“We’re all destined to become our mothers,” warns the cold, calculating, conservative mother of a young, doe-eyed Susan Morrow (Amy Adams). Susan committed the ultimate sin of wanting to marry for love, without regard for status and property. She once adored a would-be writer working endlessly on a novel that her mother was sure would never come to pass. Susan ultimately follows her mother’s advice and settles into a cookie-cutter marriage with a handsome, driven man of means (played by Armie Hammer) and a life of material reward but little actual happiness.
19 years after their split, with no interceding communication, her ex-husband Edward (Jake Gyllenhaal) sends Susan a package. It’s a manuscript for the novel that he’s been working on all these many years. He credits her for the inspiration and asks that she be the first to read it. From the first word to the last, Susan is mesmerized by the tale. The experience causes her to reminisce about what was and opportunities lost. As they discuss the book, Edward seems to be opening a door that she now dreams of walking through.
This is a film that begins with a slow boil and continues to simmer until its final moment. It’s a deeply introspective look into the heart and soul of a woman compelled to do the “right” thing and then having to live with the consequences. The plot is driven by a story within a story. We see it through the eyes of Adams’s character and experience the awakening that envelops her so fully.

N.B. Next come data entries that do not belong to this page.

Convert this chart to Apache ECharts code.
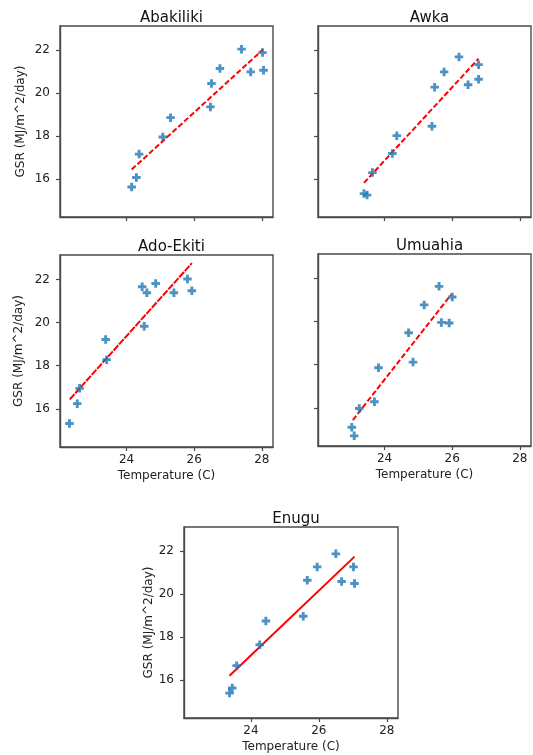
<!DOCTYPE html>
<html>
<head>
<meta charset="utf-8">
<script src="https://cdn.jsdelivr.net/npm/echarts@6/dist/echarts.min.js"></script>
<style>
  html, body { margin: 0; padding: 0; background: #fff; }
  #chart { width: 533px; height: 755px; }
</style>
</head>
<body>
<div id="chart"></div>
<script>
// Monthly mean temperature (C) vs global solar radiation (MJ/m^2/day), five stations.
const cities = ['Abakiliki', 'Awka', 'Ado-Ekiti', 'Umuahia', 'Enugu'];

const abakilikiTemp = [24.15, 24.29, 24.37, 25.07, 25.30, 26.48, 26.51, 26.76, 27.40, 27.67, 28.02, 28.05];
const abakilikiGsr  = [15.63, 16.07, 17.16, 17.96, 18.86, 19.36, 20.45, 21.15, 22.05, 20.99, 21.89, 21.07];
const abakilikiFitTemp = [24.15, 28.03];
const abakilikiFitGsr  = [16.44, 22.03];

const awkaTemp = [23.39, 23.48, 23.64, 24.23, 24.36, 25.40, 25.48, 25.76, 26.20, 26.47, 26.78, 26.78];
const awkaGsr  = [15.32, 15.25, 16.30, 17.19, 18.02, 18.46, 20.28, 20.99, 21.69, 20.39, 21.33, 20.65];
const awkaFitTemp = [23.39, 26.78];
const awkaFitGsr  = [15.82, 21.61];

const adoTemp = [22.31, 22.54, 22.61, 23.38, 23.41, 24.46, 24.52, 24.60, 24.86, 25.40, 25.80, 25.93];
const adoGsr  = [15.32, 16.24, 16.95, 19.21, 18.28, 21.66, 19.83, 21.38, 21.81, 21.38, 22.02, 21.47];
const adoFitTemp = [22.32, 25.93];
const adoFitGsr  = [16.44, 22.75];

const umuahiaTemp = [23.03, 23.10, 23.25, 23.70, 23.82, 24.71, 24.84, 25.17, 25.61, 25.68, 25.91, 26.00];
const umuahiaGsr  = [15.10, 14.70, 15.97, 16.28, 17.86, 19.48, 18.12, 20.77, 21.63, 19.96, 19.93, 21.14];
const umuahiaFitTemp = [23.06, 25.97];
const umuahiaFitGsr  = [15.43, 21.25];

const enuguTemp = [23.37, 23.45, 23.58, 24.26, 24.44, 25.54, 25.66, 25.95, 26.50, 26.67, 27.02, 27.05];
const enuguGsr  = [15.39, 15.63, 16.67, 17.64, 18.75, 18.97, 20.65, 21.27, 21.88, 20.59, 21.27, 20.50];
const enuguFitTemp = [23.37, 27.05];
const enuguFitGsr  = [16.20, 21.75];

const xTicks = [24, 26, 28];
const yTicks = [16, 18, 20, 22];
const xLabel = 'Temperature (C)';
const yLabel = 'GSR (MJ/m^2/day)';

const stations = [
  { temp: abakilikiTemp, gsr: abakilikiGsr, fitT: abakilikiFitTemp, fitG: abakilikiFitGsr },
  { temp: awkaTemp, gsr: awkaGsr, fitT: awkaFitTemp, fitG: awkaFitGsr },
  { temp: adoTemp, gsr: adoGsr, fitT: adoFitTemp, fitG: adoFitGsr },
  { temp: umuahiaTemp, gsr: umuahiaGsr, fitT: umuahiaFitTemp, fitG: umuahiaFitGsr },
  { temp: enuguTemp, gsr: enuguGsr, fitT: enuguFitTemp, fitG: enuguFitGsr }
];

// Panel layout (pixels) and per-panel axis decorations
const panels = [
  { left: 60,  top: 26,  width: 213, height: 191, xLabels: false, yLabels: true,  showYName: true,  yGap: 33, dash: [5.5, 2.4] },
  { left: 318, top: 26,  width: 213, height: 191, xLabels: false, yLabels: false, showYName: false, yGap: 33, dash: [5.5, 2.4] },
  { left: 60,  top: 255, width: 213, height: 192, xLabels: true,  yLabels: true,  showYName: true,  yGap: 35, dash: [7, 1.2] },
  { left: 318, top: 254, width: 213, height: 192, xLabels: true,  yLabels: false, showYName: false, yGap: 35, dash: [5.5, 2.4] },
  { left: 184, top: 527, width: 214, height: 191, xLabels: true,  yLabels: true,  showYName: true,  yGap: 27, dash: 'solid' }
];

const FONT = 'DejaVu Sans';
const TEXT = '#222';
const AXIS = '#4a4a4a';
const plusPath = 'path://M3.3,0H6.7V3.3H10V6.7H6.7V10H3.3V6.7H0V3.3H3.3Z';

const grid = [], xAxis = [], yAxis = [], series = [], title = [];

panels.forEach((p, i) => {
  grid.push({
    left: p.left, top: p.top, width: p.width, height: p.height,
    show: true, borderColor: AXIS, borderWidth: 1.4, backgroundColor: 'transparent'
  });
  title.push({
    text: cities[i],
    left: p.left + p.width / 2, top: p.top - 20, textAlign: 'center',
    textStyle: { fontFamily: FONT, fontSize: 15, fontWeight: 'normal', color: '#111' }
  });
  xAxis.push({
    type: 'value', gridIndex: i, min: 22.03, max: 28.33,
    axisLine: { show: true, lineStyle: { color: AXIS, width: 1.4 } },
    axisTick: { show: true, length: 4, customValues: xTicks, lineStyle: { color: AXIS, width: 1.2 } },
    axisLabel: { show: p.xLabels, customValues: xTicks, margin: 7,
      fontFamily: FONT, fontSize: 12, color: TEXT },
    splitLine: { show: false },
    name: p.xLabels ? xLabel : '',
    nameLocation: 'middle', nameGap: 23,
    nameTextStyle: { fontFamily: FONT, fontSize: 12, color: TEXT }
  });
  yAxis.push({
    type: 'value', gridIndex: i, min: 14.23, max: 23.13,
    axisLine: { show: true, lineStyle: { color: AXIS, width: 1.4 } },
    axisTick: { show: true, length: 4, customValues: yTicks, lineStyle: { color: AXIS, width: 1.2 } },
    axisLabel: { show: p.yLabels, customValues: yTicks, margin: 10,
      fontFamily: FONT, fontSize: 12, color: TEXT },
    splitLine: { show: false },
    name: p.showYName ? yLabel : '',
    nameLocation: 'middle', nameGap: p.yGap,
    nameTextStyle: { fontFamily: FONT, fontSize: 12, color: TEXT }
  });

  const st = stations[i];
  series.push({
    type: 'line', xAxisIndex: i, yAxisIndex: i,
    data: st.fitT.map((t, k) => [t, st.fitG[k]]),
    showSymbol: false, silent: true, z: 2,
    lineStyle: { color: '#ff0000', width: 2, type: p.dash }
  });
  series.push({
    type: 'scatter', xAxisIndex: i, yAxisIndex: i,
    data: st.temp.map((t, k) => [t, st.gsr[k]]),
    symbol: plusPath, symbolSize: 8.5, z: 3,
    itemStyle: { color: '#1f77b4' }
  });
});

const chart = echarts.init(document.getElementById('chart'), null, { renderer: 'canvas' });
chart.setOption({
  animation: false,
  backgroundColor: '#fff',
  title, grid, xAxis, yAxis, series
});
</script>
</body>
</html>
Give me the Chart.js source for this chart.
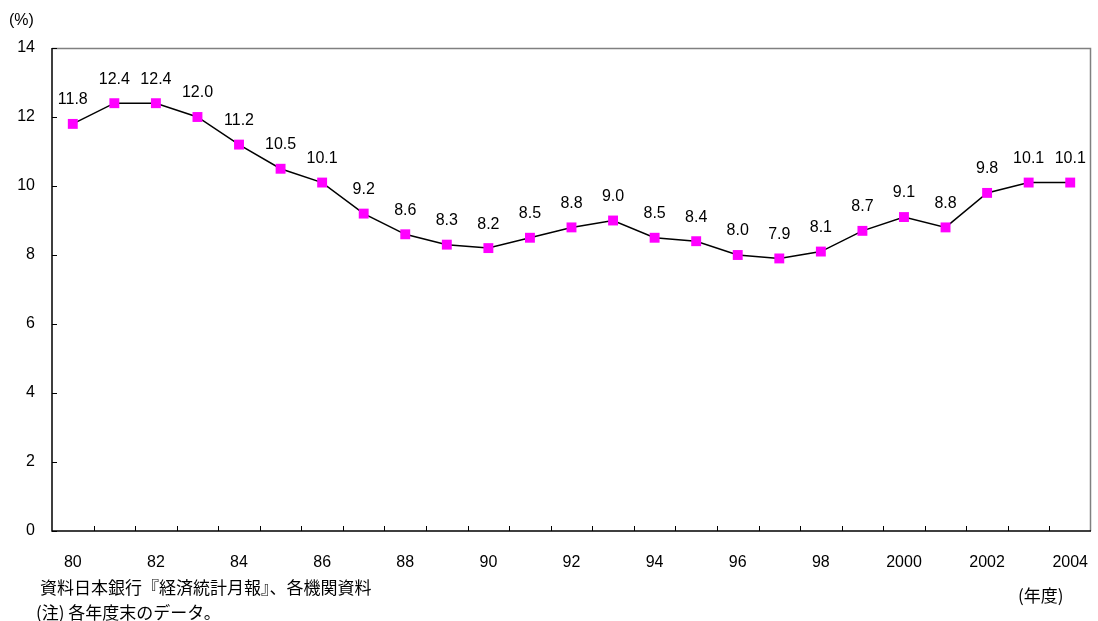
<!DOCTYPE html>
<html><head><meta charset="utf-8">
<script src="https://cdn.jsdelivr.net/npm/chart.js@4/dist/chart.umd.min.js"></script>
<style>html,body{margin:0;padding:0;background:#fff;}#wrap{width:1098px;height:621px;position:relative;}</style>
</head><body><div id="wrap"><canvas id="c" width="1098" height="621"></canvas></div>
<script>
const categories = ['80','81','82','83','84','85','86','87','88','89','90','91','92','93','94','95','96','97','98','99','2000','2001','2002','2003','2004'];
const values = [11.8,12.4,12.4,12.0,11.2,10.5,10.1,9.2,8.6,8.3,8.2,8.5,8.8,9.0,8.5,8.4,8.0,7.9,8.1,8.7,9.1,8.8,9.8,10.1,10.1];
const yTicks = [0,2,4,6,8,10,12,14];
const yUnit = '(%)';
const xUnit = '(年度)';
const notes = ['資料日本銀行『経済統計月報』、各機関資料','(注) 各年度末のデータ。'];

const NUM_FAMILY = '"Liberation Sans", Arial, sans-serif';
const NUM_FONT = '16px ' + NUM_FAMILY;
const JP_FONT = '17px "Noto Sans CJK JP", sans-serif';

const extras = {
  id: 'extras',
  afterDraw(chart) {
    const ctx = chart.ctx, a = chart.chartArea;
    const xs = chart.scales.x, ys = chart.scales.y;
    ctx.save();
    // frame
    ctx.strokeStyle = '#808080'; ctx.lineWidth = 1.5;
    ctx.beginPath();
    ctx.moveTo(a.left, a.top + 0.5); ctx.lineTo(a.right - 0.5, a.top + 0.5); ctx.lineTo(a.right - 0.5, a.bottom);
    ctx.stroke();
    ctx.strokeStyle = '#000'; ctx.lineWidth = 1.5;
    ctx.beginPath();
    ctx.moveTo(a.left, a.top); ctx.lineTo(a.left, a.bottom); ctx.lineTo(a.right, a.bottom);
    ctx.stroke();
    // y ticks inward
    ctx.lineWidth = 1;
    yTicks.forEach(v => {
      const y = Math.round(ys.getPixelForValue(v)) + 0.5;
      ctx.beginPath(); ctx.moveTo(a.left, y); ctx.lineTo(a.left + 5, y); ctx.stroke();
    });
    // x ticks inward at category boundaries
    for (let i = 1; i < categories.length; i++) {
      const x = Math.round((xs.getPixelForValue(i - 1) + xs.getPixelForValue(i)) / 2) + 0.5;
      ctx.beginPath(); ctx.moveTo(x, a.bottom); ctx.lineTo(x, a.bottom - 5); ctx.stroke();
    }
    // data labels
    ctx.fillStyle = '#000'; ctx.font = NUM_FONT;
    ctx.textAlign = 'center'; ctx.textBaseline = 'middle';
    const meta = chart.getDatasetMeta(0);
    meta.data.forEach((pt, i) => {
      ctx.fillText(values[i].toFixed(1), pt.x, pt.y - 24);
    });
    // units
    ctx.font = NUM_FONT; ctx.textAlign = 'left';
    ctx.fillText(yUnit, 9, 21);
    ctx.font = JP_FONT;
    ctx.fillText(xUnit, 1018, 596);
    ctx.fillText(notes[0], 40, 588);
    ctx.fillText(notes[1], 36, 613);
    ctx.restore();
  }
};

new Chart(document.getElementById('c'), {
  type: 'line',
  data: {
    labels: categories,
    datasets: [{
      data: values,
      borderColor: '#000',
      borderWidth: 1.5,
      pointStyle: 'rect',
      pointRadius: 7,
      pointHoverRadius: 7,
      pointBackgroundColor: '#FF00FF',
      pointBorderColor: '#FF00FF',
      pointBorderWidth: 0,
      tension: 0
    }]
  },
  options: {
    responsive: false,
    animation: false,
    events: [],
    layout: { padding: { left: 0, right: 3, top: 48, bottom: 0 } },
    plugins: { legend: { display: false }, tooltip: { enabled: false } },
    scales: {
      x: {
        type: 'category',
        offset: true,
        grid: { display: false, drawTicks: false },
        border: { display: false },
        ticks: {
          autoSkip: false, maxRotation: 0, padding: 22,
          color: '#000', font: { family: NUM_FAMILY, size: 16 },
          callback: (v, i) => (i % 2 === 0 ? categories[i] : '')
        },
        afterFit: s => { s.height = 90; s.paddingLeft = 0; s.paddingRight = 0; }
      },
      y: {
        min: 0, max: 14,
        grid: { display: false, drawTicks: false },
        border: { display: false },
        ticks: {
          stepSize: 2, padding: 17, color: '#000',
          font: { family: NUM_FAMILY, size: 16 }
        },
        afterFit: s => { s.width = 52; s.paddingTop = 0; s.paddingBottom = 0; }
      }
    }
  },
  plugins: [extras]
});
</script>
</body></html>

This is the kind of film that you’ll either love or hate. Some of its elements are, frankly, too artsy for its own good. The opening credits include visuals of nude, obese elderly women wearing only marching band hats. Why? Well, because Susan owns an art studio. The true meaning is deeper than that, but the symbolism is unnecessary and unnerving at the start of a film. It’s also telling that the story within the story is far more compelling than the main plot. The film suffers every time we return from its captivating clutches.
If you can put those distractions aside, what remains is a stunningly memorable film loaded with standout performances and gut-wrenching visuals. The supporting cast is absolutely superb. Michael Shannon and Aaron Taylor-Johnson lead the cavalcade. Once it finds its footing, this is film noir at its edgy best.